Movida pela proximidade, mas sobretudo pelas saudades das Sus, resolvi tomar um segundo café da manhã na Rio Lisboa. Já cheguei sendo bullinada, zoaram minha magreza, falaram que eu tava que nem Bruna Marquezine, beirando a anorexia e que os carboidratos processados da padaria estavam me fazendo tanta falta quanto a presença delas. Tentei me defender, sem sucesso, “desce mais uma tapioca com ovo”, mas me fizeram dar voltinha, apertaram meus detalhes, perguntaram o peso, que aliás continua o mesmo, “magra de ruim, essa diaba.” Sueny sempre bem informada pelo tal do “Fofocalizando” que agora virou “Triturando”, contou sobre o mundo flex dos galãs de novela, comentou a possível volta da Xuxa para Globo, os últimos detalhes de uma separação pública do mundo sertanejo enquanto Suzana ouvia se fazendo de desinteressada, com a usual cara de deboche, não sem deixar de complementar as fofocas com o que sabia – menos que Sueny sempre, crítica ferrenha dos pormenores do entretenimento. Sueny gosta de novelas turcas do You Tube dubladas em espanhol, descobriu que por lá eles comem legumes com chá no café da manhã e homem não toca em mulher, ao contrário da libertinagem do reality da TV de Cristo que até beijo gay envolveu.
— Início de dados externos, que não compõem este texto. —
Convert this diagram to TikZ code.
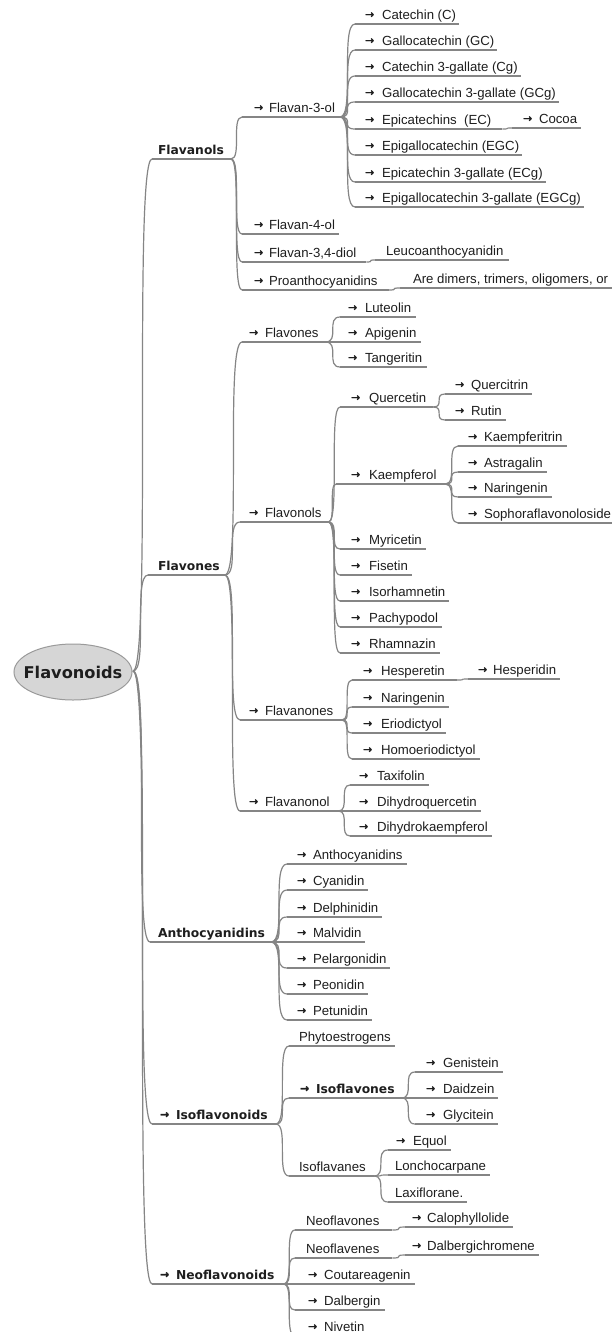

Suzana é mais descrente do glamour, com seu senso crítico afinado, prefere debochar da burguesia passante enquanto Marlene gargalha lá do caixa, falando toda cocota que tá na flor de idade, Sueny não perdoa e a chama de Dona redonda, todas gargalham. As duas apertaram minha bunda, eu as delas, gritaram “sai, capeta!” pra coroa tentando se engraçar com piadinha, sentaram junto pro café e ali em uma breve parada no antigo quintal, janela aberta para cozinha luso carioca onde tantos encontros furtivos eu costumava ter pré-quarentena, tantas conversas sem pressa ao balanço da fumaça do café preto. Saudades da vida normal.